A smell is a sensation triggered by airborne chemical compounds called odorants, which are small, volatile organic molecules. The question of “where smells go” has two distinct answers: the physical fate of the odorant molecule in the environment, and the neurological fate of the signal it generates in the brain. The physical disappearance of a scent involves the dissipation and breakdown of the molecules themselves, while the sensation lingers within our neural pathways and memory centers.
The Environmental Fate of Odor Molecules
The physical existence of a smell ends when the airborne odorant molecules are either scattered or chemically altered. The primary mechanism for the fading of a scent in an open area is dilution and dispersion. As a chemical plume travels from its source, its molecules spread out, rapidly decreasing in concentration until they fall below the human detection threshold.
Another means of dissipation is the chemical breakdown of the odorants in the atmosphere. Ozone, a naturally occurring and highly reactive molecule, acts as a strong oxidizing agent that chemically alters the structure of organic odor molecules. This oxidation process breaks the compounds down into smaller, often odorless, components, effectively neutralizing the original scent. Ultraviolet (UV) light also contributes to this process, providing the energy needed to drive photolytic reactions that break down certain volatile organic compounds.
Odor molecules can also disappear from the air by a process called adsorption, where they stick to solid surfaces. Fabrics, carpets, and other materials with a high surface area readily attract and retain odorants. These surfaces act as a “sink,” trapping the molecules until changes in temperature or humidity cause them to be released again.
Detection: From Molecule to Electrical Signal
The process begins when odorant molecules are inhaled and travel to the olfactory epithelium, a patch of specialized tissue high in the nasal cavity. To reach the sensory apparatus, the airborne molecules must first dissolve into the thin layer of mucus that coats the epithelium. This mucus layer contains proteins that help shuttle the hydrophobic odorants to the receptors.
The actual detection occurs when an odorant binds to a specific olfactory receptor protein located on the cilia of an olfactory receptor neuron. Humans possess approximately 400 functional types of these receptor proteins. Binding to the receptor triggers a signal transduction cascade inside the cell, converting the chemical presence into an electrical impulse.
This cascade involves the activation of a G-protein, which leads to the production of cyclic AMP (cAMP). The increase in cAMP opens ion channels, causing an influx of positively charged ions that depolarize the neuron. The resulting electrical signal then travels along the neuron’s axon toward the brain, carrying the information about the detected odor. Once the signal is sent, the odorant molecule is either cleared by enzymes or diffuses away, allowing the receptor to reset and prepare for the next stimulus.
Interpretation and Memory: Where the Sensation Lingers
The electrical signal generated in the nose travels along the olfactory nerve to the olfactory bulb, a structure located just above the nasal cavity. From the olfactory bulb, the signal takes a unique pathway compared to all other senses, which route their information through the thalamus before reaching the cortex. The olfactory signal bypasses the thalamus and projects directly to the piriform cortex, which is the primary olfactory processing area.

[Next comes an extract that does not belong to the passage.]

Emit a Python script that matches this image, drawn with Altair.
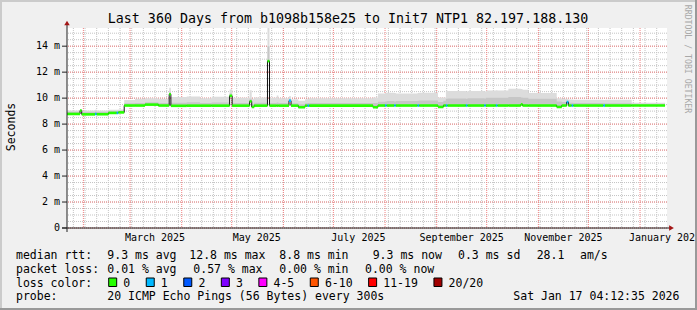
import altair as alt
import pandas as pd

# ---------------- values ----------------
chart_title = "Last 360 Days from b1098b158e25 to Init7 NTP1 82.197.188.130"
y_title = "Seconds"
credit = "RRDTOOL / TOBI OETIKER"
range_start = "2025-01-22 04:12:35"
range_end = "2026-01-17 04:12:35"

seg_start = [
    "2025-01-22 04:12", "2025-01-30 00:00", "2025-01-31 00:00", "2025-02-08 00:00",
    "2025-02-09 00:00", "2025-02-16 00:00", "2025-02-21 00:00", "2025-02-22 00:00",
    "2025-02-25 12:00", "2025-03-04 00:00", "2025-03-10 00:00", "2025-03-18 00:00",
    "2025-03-24 12:00", "2025-03-25 12:00", "2025-04-04 00:00", "2025-04-12 00:00",
    "2025-04-19 00:00", "2025-04-29 18:00", "2025-05-01 06:00", "2025-05-11 18:00",
    "2025-05-13 00:00", "2025-05-14 12:00", "2025-05-22 11:00", "2025-05-23 16:00",
    "2025-05-28 00:00", "2025-05-29 00:00", "2025-06-04 09:00", "2025-06-05 14:00",
    "2025-06-10 00:00", "2025-06-14 00:00", "2025-06-15 12:00", "2025-06-16 12:00",
    "2025-07-24 18:00", "2025-07-27 18:00", "2025-08-01 00:00", "2025-08-02 00:00",
    "2025-08-06 12:00", "2025-08-07 12:00", "2025-08-20 12:00", "2025-08-21 12:00",
    "2025-09-01 18:00", "2025-09-05 00:00", "2025-09-06 12:00", "2025-09-07 12:00",
    "2025-09-18 12:00", "2025-09-19 12:00", "2025-09-29 12:00", "2025-09-30 12:00",
    "2025-10-06 12:00", "2025-10-07 12:00", "2025-10-14 00:00", "2025-10-21 12:00",
    "2025-10-22 12:00", "2025-10-26 00:00", "2025-11-12 00:00", "2025-11-15 00:00",
    "2025-11-18 00:00", "2025-11-19 00:00", "2025-11-21 00:00", "2025-11-22 00:00",
    "2025-12-10 00:00", "2025-12-11 00:00", "2025-12-27 00:00",
]
data_end = "2026-01-16 00:00"

median_ms = [
    8.78, 9.05, 8.75, 8.78, 8.76, 8.86, 8.86, 8.90,
    9.43, 9.43, 9.50, 9.43, 10.30, 9.41, 9.42, 9.42,
    9.42, 10.18, 9.42, 9.75, 9.32, 9.42, 12.85, 9.42,
    9.42, 9.42, 9.80, 9.42, 9.30, 9.42, 9.42, 9.42,
    9.30, 9.43, 9.43, 9.43, 9.43, 9.43, 9.43, 9.43,
    9.32, 9.43, 9.43, 9.43, 9.43, 9.43, 9.43, 9.43,
    9.43, 9.43, 9.43, 9.52, 9.43, 9.43, 9.32, 9.43,
    9.70, 9.43, 9.43, 9.43, 9.43, 9.43, 9.43,
]
smoke_hi_ms = [
    9.05, 9.12, 9.05, 9.10, 9.05, 9.10, 9.10, 9.12,
    9.85, 9.95, 10.00, 9.95, 10.80, 10.08, 10.12, 10.00,
    10.10, 10.67, 10.02, 10.60, 9.95, 10.05, 15.40, 10.02,
    10.20, 10.00, 10.15, 9.92, 9.80, 9.92, 9.95, 10.00,
    10.05, 10.35, 10.40, 10.42, 10.40, 10.35, 10.40, 10.42,
    10.05, 10.05, 10.55, 10.55, 10.50, 10.55, 10.52, 10.58,
    10.60, 10.58, 10.72, 10.70, 10.65, 10.40, 10.00, 9.95,
    9.95, 9.90, 9.90, 9.88, 9.85, 9.88, 9.65,
]
smoke_mid_ms = [
    8.95, 9.05, 8.95, 8.98, 8.95, 9.00, 9.00, 9.02,
    9.60, 9.62, 9.68, 9.62, 10.45, 9.65, 9.68, 9.62,
    9.66, 10.35, 9.62, 9.95, 9.55, 9.64, 14.00, 9.62,
    9.66, 9.62, 9.95, 9.60, 9.52, 9.60, 9.62, 9.63,
    9.62, 9.72, 9.75, 9.78, 9.75, 9.78, 9.80, 9.82,
    9.70, 9.80, 9.95, 9.98, 9.95, 10.00, 9.98, 10.02,
    10.02, 10.02, 10.08, 10.05, 10.02, 9.95, 9.75, 9.70,
    9.78, 9.65, 9.65, 9.62, 9.60, 9.60, 9.55,
]
loss_idx = [
    0, 0, 0, 1, 0, 0, 1, 0,
    0, 0, 0, 0, 0, 0, 0, 0,
    0, 0, 0, 0, 0, 0, 0, 0,
    0, 0, 1, 0, 0, 0, 1, 0,
    0, 0, 1, 0, 1, 0, 1, 0,
    0, 0, 1, 0, 1, 0, 1, 0,
    1, 0, 0, 0, 0, 0, 0, 0,
    1, 0, 1, 0, 1, 0, 0,
]

loss_labels = ["0", "1", "2", "3", "4-5", "6-10", "11-19", "20/20"]
loss_colors = ["#26ff00", "#00b8ff", "#0059ff", "#7e00ff", "#ff00ff", "#ff5500", "#ff0000", "#a10000"]

x_label_dates = ["2025-03-16", "2025-05-16", "2025-07-16", "2025-09-16", "2025-11-16", "2026-01-16"]
x_label_text = ["March 2025", "May 2025", "July 2025", "September 2025", "November 2025", "January 2026"]
y_major = [0, 2, 4, 6, 8, 10, 12, 14]
y_major_text = ["0", "2 m", "4 m", "6 m", "8 m", "10 m", "12 m", "14 m"]
y_max = 15.4

stats_rtt = ["median rtt:", "9.3 ms avg", "12.8 ms max", "8.8 ms min", "9.3 ms now",
             "0.3 ms sd", "28.1", "am/s"]
stats_loss = ["packet loss:", "0.01 % avg", "0.57 % max", "0.00 % min", "0.00 % now"]
loss_caption = "loss color:"
probe_row = ["probe:", "20 ICMP Echo Pings (56 Bytes) every 300s", "Sat Jan 17 04:12:35 2026"]

# ---------------- layout / style ----------------
PL, PT, W, H = 67, 28, 600, 200
FONT = "DejaVu Sans Mono"
LEG_FS = 11.5
CHAR_W = 6.94
row1_x = [16, 107.3, 189.3, 279.3, 372.7, 458, 536.7, 580]
row2_x = [16, 107.3, 193.3, 279.3, 365]
row4_x = [16, 107.3, 513.3]
row_base = [259, 272.8, 286.6, 300.4]


def dt(s):
    ts = pd.Timestamp(s)
    return alt.DateTime(year=ts.year, month=ts.month, date=ts.day,
                        hours=ts.hour, minutes=ts.minute, seconds=ts.second)


xscale = alt.Scale(domain=[dt(range_start), dt(range_end)], nice=False)
yscale = alt.Scale(domain=[0, y_max], nice=False, zero=False)

# tables built from the arrays
seg = pd.DataFrame({
    "start": pd.to_datetime(seg_start),
    "end": pd.to_datetime(seg_start[1:] + [data_end]),
    "med": median_ms,
    "hi": smoke_hi_ms,
    "mid": smoke_mid_ms,
    "loss": [loss_labels[i] for i in loss_idx],
})
pts = pd.DataFrame({
    "t": pd.to_datetime(seg_start + [data_end]),
    "med": median_ms + [median_ms[-1]],
    "hi": smoke_hi_ms + [smoke_hi_ms[-1]],
    "mid": smoke_mid_ms + [smoke_mid_ms[-1]],
})

weeks = pd.DataFrame({"t": pd.date_range("2025-01-26", "2026-01-11", freq="7D")})
months = pd.DataFrame({"t": pd.date_range("2025-02-01", "2026-01-01", freq="MS")})
y_minor = pd.DataFrame({"v": [i / 2 for i in range(0, 31)]})
y_maj = pd.DataFrame({"v": y_major, "lbl": y_major_text})
x_lab = pd.DataFrame({"t": pd.to_datetime(x_label_dates), "lbl": x_label_text})
one = pd.DataFrame({"a": [0]})


def X(f):
    return alt.X(f, type="temporal", scale=xscale, axis=None)


def Y(f):
    return alt.Y(f, type="quantitative", scale=yscale, axis=None)


grid_week = alt.Chart(weeks).mark_rule(color="#c4c4c4", strokeDash=[1, 1]).encode(x=X("t"))
grid_ymin = alt.Chart(y_minor).mark_rule(color="#c4c4c4", strokeDash=[1, 1]).encode(y=Y("v"))
grid_month = alt.Chart(months).mark_rule(color="#f08080", strokeDash=[1, 1]).encode(x=X("t"))
grid_ymaj = alt.Chart(y_maj).mark_rule(color="#f08080", strokeDash=[1, 1]).encode(y=Y("v"))

# axis labels & ticks drawn through the scales
x_labels = alt.Chart(x_lab).mark_text(font=FONT, fontSize=10, color="black", align="center",
                                      baseline="alphabetic").encode(
    x=X("t"), y=alt.value(241 - PT), text="lbl:N")
y_labels = alt.Chart(y_maj).mark_text(font=FONT, fontSize=10, color="black", align="right",
                                      baseline="middle").encode(
    y=Y("v"), x=alt.value(60 - PL), text="lbl:N")
y_ticks = alt.Chart(y_maj).mark_rule(color="#202020").encode(
    y=Y("v"), x=alt.value(-5), x2=alt.value(0))

smoke_light = alt.Chart(pts).mark_area(interpolate="step-after", color="#dcdcdc").encode(
    x=X("t"), y=Y("med"), y2="hi")
smoke_dark = alt.Chart(pts).mark_area(interpolate="step-after", color="#c6c6c6").encode(
    x=X("t"), y=Y("med"), y2="mid")
med_line = alt.Chart(pts).mark_line(interpolate="step-after", color="#101010", strokeWidth=1).encode(
    x=X("t"), y=Y("med"))
med_loss = alt.Chart(seg).mark_rule(strokeWidth=2.6).encode(
    x=X("start"), x2="end", y=Y("med"),
    color=alt.Color("loss:N", scale=alt.Scale(domain=loss_labels, range=loss_colors), legend=None))

# axis lines and arrows
x_axis_line = alt.Chart(one).mark_rule(color="#202020").encode(
    x=alt.value(-5), x2=alt.value(603), y=alt.value(H))
y_axis_line = alt.Chart(one).mark_rule(color="#202020").encode(
    x=alt.value(0), y=alt.value(H + 4), y2=alt.value(-4))
x_arrow = alt.Chart(one).mark_point(shape="triangle-right", filled=True, size=30, color="#a31515",
                                    opacity=1).encode(x=alt.value(604.5), y=alt.value(H))
y_arrow = alt.Chart(one).mark_point(shape="triangle-up", filled=True, size=30, color="#a31515",
                                    opacity=1).encode(x=alt.value(0), y=alt.value(-5))

# texts
title_layer = alt.Chart(one).mark_text(font=FONT, fontSize=13.3, color="black", align="center",
                                       baseline="alphabetic").encode(
    x=alt.value(348 - PL), y=alt.value(23.3 - PT), text=alt.value(chart_title))
ytitle_layer = alt.Chart(one).mark_text(font=FONT, fontSize=11.5, color="black", align="center",
                                        baseline="alphabetic", angle=270).encode(
    x=alt.value(14.5 - PL), y=alt.value(127 - PT), text=alt.value(y_title))
credit_layer = alt.Chart(one).mark_text(font=FONT, fontSize=8.2, color="#a8a8a8", align="center",
                                        baseline="alphabetic", angle=90).encode(
    x=alt.value(685 - PL), y=alt.value(59 - PT), text=alt.value(credit))

rows = []
for txt, xx in zip(stats_rtt, row1_x):
    rows.append({"txt": txt, "px": xx - PL, "py": row_base[0] - PT})
for txt, xx in zip(stats_loss, row2_x):
    rows.append({"txt": txt, "px": xx - PL, "py": row_base[1] - PT})
rows.append({"txt": loss_caption, "px": 16 - PL, "py": row_base[2] - PT})
for txt, xx in zip(probe_row, row4_x):
    rows.append({"txt": txt, "px": xx - PL, "py": row_base[3] - PT})
legend_text = alt.Chart(pd.DataFrame(rows)).mark_text(
    font=FONT, fontSize=LEG_FS, color="black", align="left", baseline="alphabetic").encode(
    x=alt.X("px:Q", scale=None, axis=None), y=alt.Y("py:Q", scale=None, axis=None), text="txt:N")

items = []
cx = 108.7
for lab, col in zip(loss_labels, loss_colors):
    items.append({"bx": cx - PL, "bx2": cx + 8 - PL, "lx": cx + 14.6 - PL, "label": lab, "col": col,
                  "by": 278 - PT, "by2": 286.5 - PT, "ly": row_base[2] - PT})
    cx = cx + 14.6 + len(lab) * CHAR_W + 16
items = pd.DataFrame(items)
legend_boxes = alt.Chart(items).mark_rect(stroke="black", strokeWidth=1).encode(
    x=alt.X("bx:Q", scale=None, axis=None), x2="bx2:Q",
    y=alt.Y("by:Q", scale=None, axis=None), y2="by2:Q",
    fill=alt.Fill("col:N", scale=None))
legend_labels = alt.Chart(items).mark_text(
    font=FONT, fontSize=LEG_FS, color="black", align="left", baseline="alphabetic").encode(
    x=alt.X("lx:Q", scale=None, axis=None), y=alt.Y("ly:Q", scale=None, axis=None), text="label:N")

# frame
frame_top = alt.Chart(one).mark_rule(color="#cbcbcb", strokeWidth=2).encode(
    x=alt.value(-PL), x2=alt.value(697 - PL), y=alt.value(1 - PT))
frame_left = alt.Chart(one).mark_rule(color="#cbcbcb", strokeWidth=2).encode(
    x=alt.value(1 - PL), y=alt.value(-PT), y2=alt.value(310 - PT))
frame_bottom = alt.Chart(one).mark_rule(color="#999999", strokeWidth=2).encode(
    x=alt.value(-PL), x2=alt.value(697 - PL), y=alt.value(309 - PT))
frame_right = alt.Chart(one).mark_rule(color="#999999", strokeWidth=2).encode(
    x=alt.value(696 - PL), y=alt.value(-PT), y2=alt.value(310 - PT))

chart = alt.layer(
    grid_week, grid_ymin, grid_month, grid_ymaj,
    smoke_light, smoke_dark, med_line, med_loss,
    x_axis_line, y_axis_line, y_ticks, x_arrow, y_arrow,
    x_labels, y_labels,
    title_layer, ytitle_layer, credit_layer,
    legend_text, legend_boxes, legend_labels,
    frame_top, frame_left, frame_bottom, frame_right,
).properties(
    width=W, height=H,
    autosize=alt.AutoSizeParams(type="none"),
    padding={"left": PL, "top": PT, "right": 697 - PL - W, "bottom": 310 - PT - H},
    background="#f0f0f0",
).configure_view(stroke=None, fill="white")

chart.save("out.html", embed_options={"renderer": "svg", "actions": False})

The most significant aspect of this pathway is the direct, rapid connections that the olfactory bulb makes with the limbic system. The limbic system includes the amygdala, associated with emotion, and the hippocampus, involved in memory formation and retrieval. This anatomical proximity explains why smells often trigger involuntary, vivid emotional memories, a phenomenon called the “Proust effect”.
The odor information is processed in these brain regions before it reaches the higher cognitive centers responsible for consciously identifying the smell. This explains why a scent can evoke a powerful emotional reaction or memory long before a person can verbally name what they are smelling. While the physical odor molecules may rapidly dissipate in the air, the sensation and the meaning they create are consolidated and stored deep within the brain’s emotional and memory circuits.